▼
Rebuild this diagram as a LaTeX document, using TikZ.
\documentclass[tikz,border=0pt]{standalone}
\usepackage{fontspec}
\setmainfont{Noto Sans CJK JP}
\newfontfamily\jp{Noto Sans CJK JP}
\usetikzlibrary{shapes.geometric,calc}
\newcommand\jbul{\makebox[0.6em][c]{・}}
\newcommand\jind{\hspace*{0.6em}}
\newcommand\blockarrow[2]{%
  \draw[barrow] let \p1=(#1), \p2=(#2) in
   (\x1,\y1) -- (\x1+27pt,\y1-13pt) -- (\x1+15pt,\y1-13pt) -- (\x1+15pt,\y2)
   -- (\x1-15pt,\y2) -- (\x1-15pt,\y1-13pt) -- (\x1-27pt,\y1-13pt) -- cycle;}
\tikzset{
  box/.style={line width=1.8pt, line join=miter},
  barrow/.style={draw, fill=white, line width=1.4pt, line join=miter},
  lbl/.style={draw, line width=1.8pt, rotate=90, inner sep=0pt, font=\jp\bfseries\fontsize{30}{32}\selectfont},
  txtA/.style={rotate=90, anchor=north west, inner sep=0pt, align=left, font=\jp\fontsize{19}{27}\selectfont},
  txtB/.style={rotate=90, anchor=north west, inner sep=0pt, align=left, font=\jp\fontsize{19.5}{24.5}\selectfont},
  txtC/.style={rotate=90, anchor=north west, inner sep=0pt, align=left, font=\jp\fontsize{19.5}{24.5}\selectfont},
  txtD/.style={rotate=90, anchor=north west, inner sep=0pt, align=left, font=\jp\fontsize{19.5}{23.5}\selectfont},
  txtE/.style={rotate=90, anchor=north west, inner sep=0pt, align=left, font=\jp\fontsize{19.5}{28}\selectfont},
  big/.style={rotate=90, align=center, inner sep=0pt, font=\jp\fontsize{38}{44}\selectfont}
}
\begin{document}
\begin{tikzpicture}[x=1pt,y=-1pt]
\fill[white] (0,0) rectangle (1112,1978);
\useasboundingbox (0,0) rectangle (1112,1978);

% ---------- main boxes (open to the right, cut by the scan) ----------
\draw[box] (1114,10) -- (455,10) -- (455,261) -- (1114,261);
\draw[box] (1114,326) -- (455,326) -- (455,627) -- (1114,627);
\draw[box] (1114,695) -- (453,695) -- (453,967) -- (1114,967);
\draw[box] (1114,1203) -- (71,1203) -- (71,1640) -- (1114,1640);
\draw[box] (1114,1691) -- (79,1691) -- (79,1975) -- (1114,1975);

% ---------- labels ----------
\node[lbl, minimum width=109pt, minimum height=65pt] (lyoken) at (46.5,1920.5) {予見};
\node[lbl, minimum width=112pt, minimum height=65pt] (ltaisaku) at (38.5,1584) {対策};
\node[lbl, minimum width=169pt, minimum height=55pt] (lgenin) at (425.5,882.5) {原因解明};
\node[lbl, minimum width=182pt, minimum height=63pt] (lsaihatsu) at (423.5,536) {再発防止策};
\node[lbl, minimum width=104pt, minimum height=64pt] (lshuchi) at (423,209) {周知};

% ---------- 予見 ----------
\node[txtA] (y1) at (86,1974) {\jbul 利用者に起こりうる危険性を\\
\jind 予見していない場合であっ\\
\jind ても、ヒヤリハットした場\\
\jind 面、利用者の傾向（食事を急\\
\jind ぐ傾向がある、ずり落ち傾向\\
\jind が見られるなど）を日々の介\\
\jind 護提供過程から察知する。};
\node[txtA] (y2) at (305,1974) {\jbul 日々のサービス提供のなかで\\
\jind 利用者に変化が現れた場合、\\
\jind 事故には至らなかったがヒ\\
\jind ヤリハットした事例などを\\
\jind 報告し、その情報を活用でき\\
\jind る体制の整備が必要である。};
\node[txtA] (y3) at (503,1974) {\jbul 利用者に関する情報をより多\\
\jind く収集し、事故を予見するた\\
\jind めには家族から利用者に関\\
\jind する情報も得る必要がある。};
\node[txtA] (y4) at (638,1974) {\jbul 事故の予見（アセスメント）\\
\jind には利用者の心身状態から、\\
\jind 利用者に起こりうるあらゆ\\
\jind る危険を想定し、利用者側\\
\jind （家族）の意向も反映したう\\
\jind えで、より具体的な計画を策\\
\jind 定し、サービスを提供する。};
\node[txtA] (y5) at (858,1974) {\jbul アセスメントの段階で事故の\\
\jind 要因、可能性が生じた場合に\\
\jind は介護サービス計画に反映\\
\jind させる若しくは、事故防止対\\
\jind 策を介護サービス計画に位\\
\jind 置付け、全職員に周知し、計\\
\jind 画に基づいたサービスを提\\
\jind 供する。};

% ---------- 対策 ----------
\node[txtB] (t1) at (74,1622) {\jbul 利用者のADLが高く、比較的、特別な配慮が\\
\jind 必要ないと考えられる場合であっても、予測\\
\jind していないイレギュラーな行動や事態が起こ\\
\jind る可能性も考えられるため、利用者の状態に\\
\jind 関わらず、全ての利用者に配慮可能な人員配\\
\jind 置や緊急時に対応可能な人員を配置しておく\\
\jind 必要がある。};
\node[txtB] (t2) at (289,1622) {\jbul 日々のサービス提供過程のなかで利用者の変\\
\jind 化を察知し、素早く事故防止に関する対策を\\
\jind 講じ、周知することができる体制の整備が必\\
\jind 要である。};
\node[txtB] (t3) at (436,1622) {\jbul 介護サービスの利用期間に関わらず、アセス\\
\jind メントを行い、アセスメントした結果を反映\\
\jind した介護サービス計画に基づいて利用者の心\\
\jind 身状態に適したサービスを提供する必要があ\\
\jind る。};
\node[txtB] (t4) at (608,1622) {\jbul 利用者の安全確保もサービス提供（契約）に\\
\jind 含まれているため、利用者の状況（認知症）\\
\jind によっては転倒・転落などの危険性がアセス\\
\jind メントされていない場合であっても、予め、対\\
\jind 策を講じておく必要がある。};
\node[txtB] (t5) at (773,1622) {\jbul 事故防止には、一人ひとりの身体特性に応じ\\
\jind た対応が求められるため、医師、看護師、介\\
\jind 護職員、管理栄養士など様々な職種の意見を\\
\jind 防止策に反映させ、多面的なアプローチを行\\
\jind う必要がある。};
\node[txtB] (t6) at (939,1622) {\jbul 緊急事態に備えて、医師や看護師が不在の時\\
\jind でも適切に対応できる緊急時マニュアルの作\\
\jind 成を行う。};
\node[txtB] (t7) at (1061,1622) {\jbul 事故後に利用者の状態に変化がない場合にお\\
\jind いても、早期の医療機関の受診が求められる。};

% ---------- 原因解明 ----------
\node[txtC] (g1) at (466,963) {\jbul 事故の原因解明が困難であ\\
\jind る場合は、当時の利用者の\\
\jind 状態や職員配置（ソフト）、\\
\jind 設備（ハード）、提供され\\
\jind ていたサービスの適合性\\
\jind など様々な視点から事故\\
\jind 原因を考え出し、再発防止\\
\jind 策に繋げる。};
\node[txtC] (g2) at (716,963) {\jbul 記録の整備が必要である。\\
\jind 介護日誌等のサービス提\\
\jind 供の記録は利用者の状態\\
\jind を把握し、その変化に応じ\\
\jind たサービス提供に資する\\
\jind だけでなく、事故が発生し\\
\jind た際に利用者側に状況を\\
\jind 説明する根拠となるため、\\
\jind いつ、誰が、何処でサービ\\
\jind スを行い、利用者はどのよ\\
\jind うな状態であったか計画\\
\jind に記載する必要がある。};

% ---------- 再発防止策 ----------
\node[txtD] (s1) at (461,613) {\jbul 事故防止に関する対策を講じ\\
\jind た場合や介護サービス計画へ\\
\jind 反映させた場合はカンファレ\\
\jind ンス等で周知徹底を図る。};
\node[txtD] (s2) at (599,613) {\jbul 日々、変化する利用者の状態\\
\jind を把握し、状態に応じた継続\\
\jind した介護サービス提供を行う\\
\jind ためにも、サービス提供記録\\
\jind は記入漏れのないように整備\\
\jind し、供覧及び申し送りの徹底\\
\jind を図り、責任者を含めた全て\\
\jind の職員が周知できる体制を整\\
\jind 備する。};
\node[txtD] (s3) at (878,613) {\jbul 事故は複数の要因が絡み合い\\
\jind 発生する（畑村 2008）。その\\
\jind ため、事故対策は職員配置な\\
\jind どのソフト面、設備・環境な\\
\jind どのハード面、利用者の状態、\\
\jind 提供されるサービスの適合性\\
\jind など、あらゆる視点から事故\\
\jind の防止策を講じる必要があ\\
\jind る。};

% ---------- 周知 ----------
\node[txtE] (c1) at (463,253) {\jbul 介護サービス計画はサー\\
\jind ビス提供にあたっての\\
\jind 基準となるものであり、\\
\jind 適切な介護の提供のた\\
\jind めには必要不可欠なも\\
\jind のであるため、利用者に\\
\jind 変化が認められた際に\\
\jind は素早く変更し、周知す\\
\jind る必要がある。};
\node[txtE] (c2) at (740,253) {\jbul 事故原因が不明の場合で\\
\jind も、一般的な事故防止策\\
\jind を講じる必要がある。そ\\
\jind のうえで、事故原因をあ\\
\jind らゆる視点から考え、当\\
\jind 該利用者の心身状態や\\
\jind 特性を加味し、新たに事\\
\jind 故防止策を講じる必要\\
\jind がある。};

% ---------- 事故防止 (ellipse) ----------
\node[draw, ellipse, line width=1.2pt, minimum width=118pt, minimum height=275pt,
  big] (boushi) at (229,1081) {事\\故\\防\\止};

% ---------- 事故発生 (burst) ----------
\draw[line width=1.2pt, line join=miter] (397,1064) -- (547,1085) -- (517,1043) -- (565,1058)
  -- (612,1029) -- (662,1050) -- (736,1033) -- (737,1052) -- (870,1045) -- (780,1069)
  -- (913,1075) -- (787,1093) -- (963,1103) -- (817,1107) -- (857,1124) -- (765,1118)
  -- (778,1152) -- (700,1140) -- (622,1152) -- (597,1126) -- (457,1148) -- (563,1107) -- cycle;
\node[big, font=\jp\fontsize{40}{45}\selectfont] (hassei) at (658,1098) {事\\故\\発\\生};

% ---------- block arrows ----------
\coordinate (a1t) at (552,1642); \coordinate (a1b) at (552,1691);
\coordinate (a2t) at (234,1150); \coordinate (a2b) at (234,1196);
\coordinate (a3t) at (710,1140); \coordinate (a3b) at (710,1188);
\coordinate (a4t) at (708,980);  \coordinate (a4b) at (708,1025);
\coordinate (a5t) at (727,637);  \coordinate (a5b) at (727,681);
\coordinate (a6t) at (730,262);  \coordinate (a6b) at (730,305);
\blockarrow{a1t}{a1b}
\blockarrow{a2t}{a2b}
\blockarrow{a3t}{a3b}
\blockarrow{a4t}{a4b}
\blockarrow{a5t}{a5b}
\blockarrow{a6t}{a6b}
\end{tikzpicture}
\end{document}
▲
_Directions_:
Your task is to quote the lines above, beginning with the first and ending with the one that holds "(79,1975) -- (1114,1975);".

_Response_:
Rebuild this diagram as a LaTeX document, using TikZ.
\documentclass[tikz,border=0pt]{standalone}
\usepackage{fontspec}
\setmainfont{Noto Sans CJK JP}
\newfontfamily\jp{Noto Sans CJK JP}
\usetikzlibrary{shapes.geometric,calc}
\newcommand\jbul{\makebox[0.6em][c]{・}}
\newcommand\jind{\hspace*{0.6em}}
\newcommand\blockarrow[2]{%
  \draw[barrow] let \p1=(#1), \p2=(#2) in
   (\x1,\y1) -- (\x1+27pt,\y1-13pt) -- (\x1+15pt,\y1-13pt) -- (\x1+15pt,\y2)
   -- (\x1-15pt,\y2) -- (\x1-15pt,\y1-13pt) -- (\x1-27pt,\y1-13pt) -- cycle;}
\tikzset{
  box/.style={line width=1.8pt, line join=miter},
  barrow/.style={draw, fill=white, line width=1.4pt, line join=miter},
  lbl/.style={draw, line width=1.8pt, rotate=90, inner sep=0pt, font=\jp\bfseries\fontsize{30}{32}\selectfont},
  txtA/.style={rotate=90, anchor=north west, inner sep=0pt, align=left, font=\jp\fontsize{19}{27}\selectfont},
  txtB/.style={rotate=90, anchor=north west, inner sep=0pt, align=left, font=\jp\fontsize{19.5}{24.5}\selectfont},
  txtC/.style={rotate=90, anchor=north west, inner sep=0pt, align=left, font=\jp\fontsize{19.5}{24.5}\selectfont},
  txtD/.style={rotate=90, anchor=north west, inner sep=0pt, align=left, font=\jp\fontsize{19.5}{23.5}\selectfont},
  txtE/.style={rotate=90, anchor=north west, inner sep=0pt, align=left, font=\jp\fontsize{19.5}{28}\selectfont},
  big/.style={rotate=90, align=center, inner sep=0pt, font=\jp\fontsize{38}{44}\selectfont}
}
\begin{document}
\begin{tikzpicture}[x=1pt,y=-1pt]
\fill[white] (0,0) rectangle (1112,1978);
\useasboundingbox (0,0) rectangle (1112,1978);

% ---------- main boxes (open to the right, cut by the scan) ----------
\draw[box] (1114,10) -- (455,10) -- (455,261) -- (1114,261);
\draw[box] (1114,326) -- (455,326) -- (455,627) -- (1114,627);
\draw[box] (1114,695) -- (453,695) -- (453,967) -- (1114,967);
\draw[box] (1114,1203) -- (71,1203) -- (71,1640) -- (1114,1640);
\draw[box] (1114,1691) -- (79,1691) -- (79,1975) -- (1114,1975);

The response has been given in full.